According to the report, the company “hoped to communicate to the market their targeted price ranges for their shares and begin formal meetings with potential IPO investors on Monday,” adding that “the companies have now put these plans on ice until the market improves.”

Reps for Warner Music did not immediately respond to Variety‘s requests for comment or confirmation.

The virus has begun to complicate plans for companies that hoped to complete their IPOs, before the 2020 presidential election complicates virtually everything.

The Reuters report says, “When it presses ahead, Warner Music is set to be one of the year’s larger IPOs, raising in excess of $1 billion, sources said. The company is not in an urgent need to go public with the entirety of proceeds from the IPO going to current investors and not to the company.”

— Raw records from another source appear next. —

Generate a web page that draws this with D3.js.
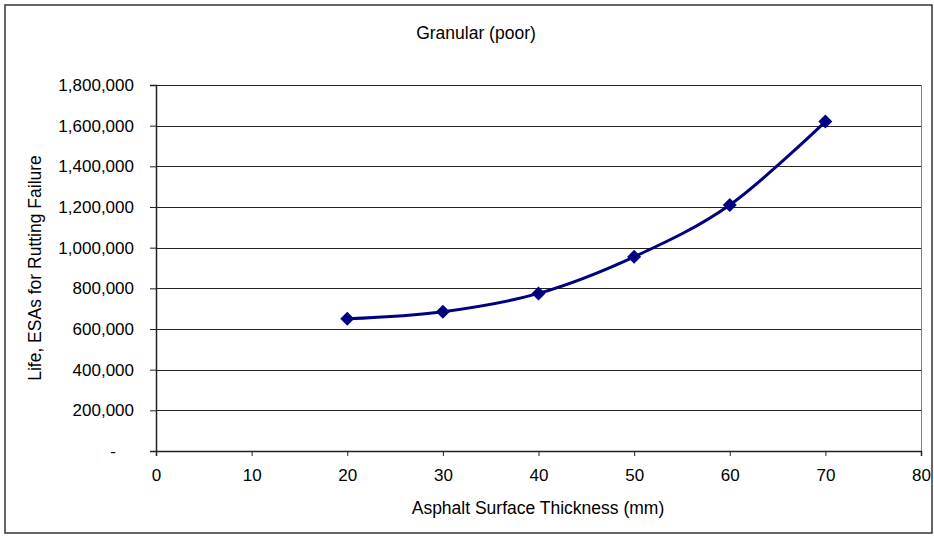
<!DOCTYPE html>
<html><head><meta charset="utf-8">
<script src="https://cdn.jsdelivr.net/npm/d3@7"></script>
<style>body{margin:0;background:#fff}svg{display:block;font-family:"Liberation Sans",Arial,sans-serif}</style>
</head><body><svg id="c" width="934" height="536"></svg>
<script>
const thickness = [20, 30, 40, 50, 60, 70];
const life = [650000, 685000, 775000, 955000, 1210000, 1620000];
const xTicks = [0, 10, 20, 30, 40, 50, 60, 70, 80];
const yTicks = [0, 200000, 400000, 600000, 800000, 1000000, 1200000, 1400000, 1600000, 1800000];
const title = "Granular (poor)";
const xTitle = "Asphalt Surface Thickness (mm)";
const yTitle = "Life, ESAs for Rutting Failure";

const svg = d3.select("#c");
const L = 156, R = 921, T = 85, B = 451;
const x = d3.scaleLinear().domain([0, 80]).range([L, R]);
const y = d3.scaleLinear().domain([0, 1800000]).range([B, T]);

svg.append("rect").attr("x", 5).attr("y", 5).attr("width", 927).attr("height", 528)
  .attr("fill", "#fff").attr("stroke", "#333").attr("stroke-width", 1.5);

// gridlines
svg.append("g").selectAll("line").data(yTicks.slice(1)).join("line")
  .attr("x1", L).attr("x2", R).attr("y1", d => Math.round(y(d)) + 0.5).attr("y2", d => Math.round(y(d)) + 0.5)
  .attr("stroke", "#222").attr("stroke-width", 1);
// right border
svg.append("line").attr("x1", R + 0.5).attr("x2", R + 0.5).attr("y1", T).attr("y2", B)
  .attr("stroke", "#808080");

const fmt = d => d === 0 ? "-" : d3.format(",")(d);
const yAxis = svg.append("g").attr("transform", `translate(${L},0)`)
  .call(d3.axisLeft(y).tickValues(yTicks).tickFormat(fmt).tickSize(6).tickPadding(16));
yAxis.selectAll(".tick text").filter(d => d === 0).attr("text-anchor", "middle").attr("x", -43);
const xAxis = svg.append("g").attr("transform", `translate(0,${B})`)
  .call(d3.axisBottom(x).tickValues(xTicks).tickSize(5).tickPadding(13));
[yAxis, xAxis].forEach(g => {
  g.select(".domain").attr("stroke", "#222").attr("stroke-width", 1.5);
  g.selectAll(".tick line").attr("stroke", "#222");
  g.selectAll("text").attr("font-size", 17).attr("fill", "#000").attr("font-family", "Liberation Sans, Arial, sans-serif");
});

const pts = thickness.map((t, i) => [x(t), y(life[i])]);
svg.append("path").attr("d", d3.line().curve(d3.curveCatmullRom.alpha(0))(pts))
  .attr("fill", "none").attr("stroke", "#000080").attr("stroke-width", 3);
svg.append("g").selectAll("path").data(pts).join("path")
  .attr("transform", d => `translate(${d[0]},${d[1]})`)
  .attr("d", "M0,-7L7,0L0,7L-7,0Z").attr("fill", "#000080");

svg.append("text").attr("x", 476).attr("y", 39).attr("text-anchor", "middle")
  .attr("font-size", 17.5).text(title);
svg.append("text").attr("x", 538).attr("y", 514).attr("text-anchor", "middle")
  .attr("font-size", 17.5).text(xTitle);
svg.append("text").attr("transform", "translate(41,268) rotate(-90)").attr("text-anchor", "middle")
  .attr("font-size", 17.5).text(yTitle);
</script></body></html>
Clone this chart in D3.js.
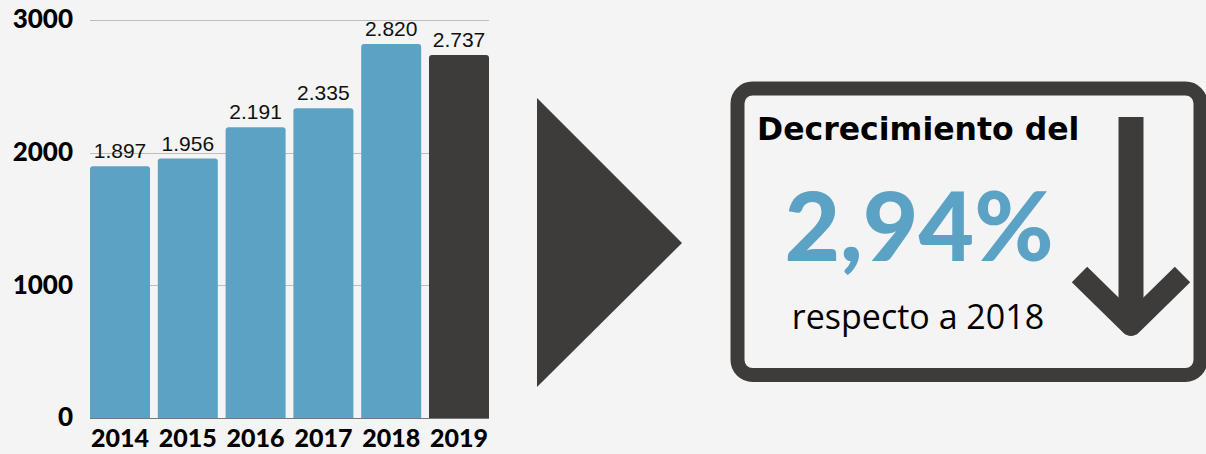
<!DOCTYPE html>
<html>
<head>
<meta charset="utf-8">
<script src="https://cdn.jsdelivr.net/npm/d3@7"></script>
<style>
  html, body { margin: 0; padding: 0; background: #f4f4f4; }
  svg { display: block; }
</style>
</head>
<body>
<svg id="chart" width="1206" height="454"></svg>
<script>
// data
var years = ['2014', '2015', '2016', '2017', '2018', '2019']
var totals = [1897, 1956, 2191, 2335, 2820, 2737]
var yTicks = [0, 1000, 2000, 3000]
var highlightYear = '2019'
var changeText = '2,94%'
var headText = 'Decrecimiento del'
var footText = 'respecto a 2018'

var blue = '#5ca2c4'
var dark = '#3d3c3b'

var svg = d3.select('#chart')

var x = d3.scaleBand()
  .domain(years)
  .range([90, 489])
  .paddingInner(0.115)
  .paddingOuter(0)

var y = d3.scaleLinear()
  .domain([0, 3000])
  .range([418, 20])

// grid lines
svg.append('g')
  .selectAll('line')
  .data(yTicks.filter(function (d) { return d > 0 }))
  .enter()
  .append('line')
  .attr('x1', 90)
  .attr('x2', 489)
  .attr('y1', function (d) { return Math.round(y(d)) + 0.5 })
  .attr('y2', function (d) { return Math.round(y(d)) + 0.5 })
  .attr('stroke', '#bdbdbd')
  .attr('stroke-width', 1)

// y axis labels
var yAxis = d3.axisLeft(y).tickValues(yTicks).tickFormat(d3.format('d')).tickSize(0).tickPadding(0)
svg.append('g')
  .attr('transform', 'translate(73,0)')
  .call(yAxis)
  .call(function (g) { g.select('.domain').remove() })
  .selectAll('text')
  .attr('font-family', 'Lato, sans-serif')
  .attr('font-weight', 900)
  .attr('font-size', 26)
  .attr('fill', '#000')
  .attr('dy', '0.3em')

// bars, rounded on top only
function barPath (d, i) {
  var x0 = x(years[i])
  var w = x.bandwidth()
  var top = y(d)
  var base = y(0)
  var r = 3
  return 'M' + x0 + ',' + base +
    'V' + (top + r) +
    'Q' + x0 + ',' + top + ' ' + (x0 + r) + ',' + top +
    'H' + (x0 + w - r) +
    'Q' + (x0 + w) + ',' + top + ' ' + (x0 + w) + ',' + (top + r) +
    'V' + base + 'Z'
}

svg.append('g')
  .selectAll('path')
  .data(totals)
  .enter()
  .append('path')
  .attr('d', barPath)
  .attr('fill', function (d, i) { return years[i] === highlightYear ? dark : blue })

// baseline
svg.append('line')
  .attr('x1', 90)
  .attr('x2', 489)
  .attr('y1', y(0) + 0.5)
  .attr('y2', y(0) + 0.5)
  .attr('stroke', '#777')
  .attr('stroke-width', 1)

// value labels
svg.append('g')
  .selectAll('text')
  .data(totals)
  .enter()
  .append('text')
  .attr('x', function (d, i) { return x(years[i]) + x.bandwidth() / 2 })
  .attr('y', function (d) { return y(d) - 8 })
  .attr('text-anchor', 'middle')
  .attr('font-family', 'Liberation Sans, Arial, sans-serif')
  .attr('font-size', 21)
  .attr('fill', '#111')
  .text(function (d) { return d3.format(',')(d).replace(',', '.') })

// x axis labels
var xAxis = d3.axisBottom(x).tickSize(0).tickPadding(0)
svg.append('g')
  .attr('transform', 'translate(0,447)')
  .call(xAxis)
  .call(function (g) { g.select('.domain').remove() })
  .selectAll('text')
  .attr('dy', 0)
  .attr('font-family', 'Lato, sans-serif')
  .attr('font-weight', 900)
  .attr('font-size', 25)
  .attr('fill', '#000')

// big arrow pointing right
svg.append('path')
  .attr('d', 'M537,98 L682,243 L537,387 Z')
  .attr('fill', dark)

// callout box
svg.append('rect')
  .attr('x', 737.5)
  .attr('y', 88.5)
  .attr('width', 463)
  .attr('height', 286.5)
  .attr('rx', 15)
  .attr('fill', 'none')
  .attr('stroke', dark)
  .attr('stroke-width', 14)

svg.append('text')
  .attr('x', 757)
  .attr('y', 140)
  .attr('font-family', 'DejaVu Sans, sans-serif')
  .attr('font-weight', 'bold')
  .attr('font-size', 31.5)
  .attr('fill', '#000')
  .text(headText)

svg.append('text')
  .attr('x', 919)
  .attr('y', 261)
  .attr('text-anchor', 'middle')
  .attr('font-family', 'Lato, sans-serif')
  .attr('font-weight', 900)
  .attr('font-size', 96)
  .attr('fill', blue)
  .text(changeText)

svg.append('text')
  .attr('x', 918)
  .attr('y', 329)
  .attr('text-anchor', 'middle')
  .attr('font-family', 'Open Sans, sans-serif')
  .attr('font-size', 34)
  .attr('fill', '#000')
  .text(footText)

// down arrow
svg.append('path')
  .attr('d', 'M1131,117 V320')
  .attr('stroke', dark)
  .attr('stroke-width', 25)
  .attr('fill', 'none')

svg.append('path')
  .attr('d', 'M1079.5,274.5 L1131,325 L1182.5,274.5')
  .attr('stroke', dark)
  .attr('stroke-width', 22)
  .attr('stroke-linejoin', 'round')
  .attr('fill', 'none')
</script>
</body>
</html>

With Universal Music Group recently valued at $33 billion — as part of its agreement to sell 10% of itself to a consortium led by Chinese tech giant Tencent — it is not surprising that Warner would test the waters. Still, its move came less than six weeks after UMG closed the Tencent deal, catching many observers, and even many of its senior executives, off guard.

The inspiration for this move is not hard to deduce: Universal, the world’s largest music company, was valued by Goldman Sachs at $23.5 billion in August of 2017 — $10 billion less than its current value, and nearly five times what it was worth in 2013. The other major label, Sony Music, is currently inextricably part of the larger Sony Corporation, making a straight music play inapplicable at this time.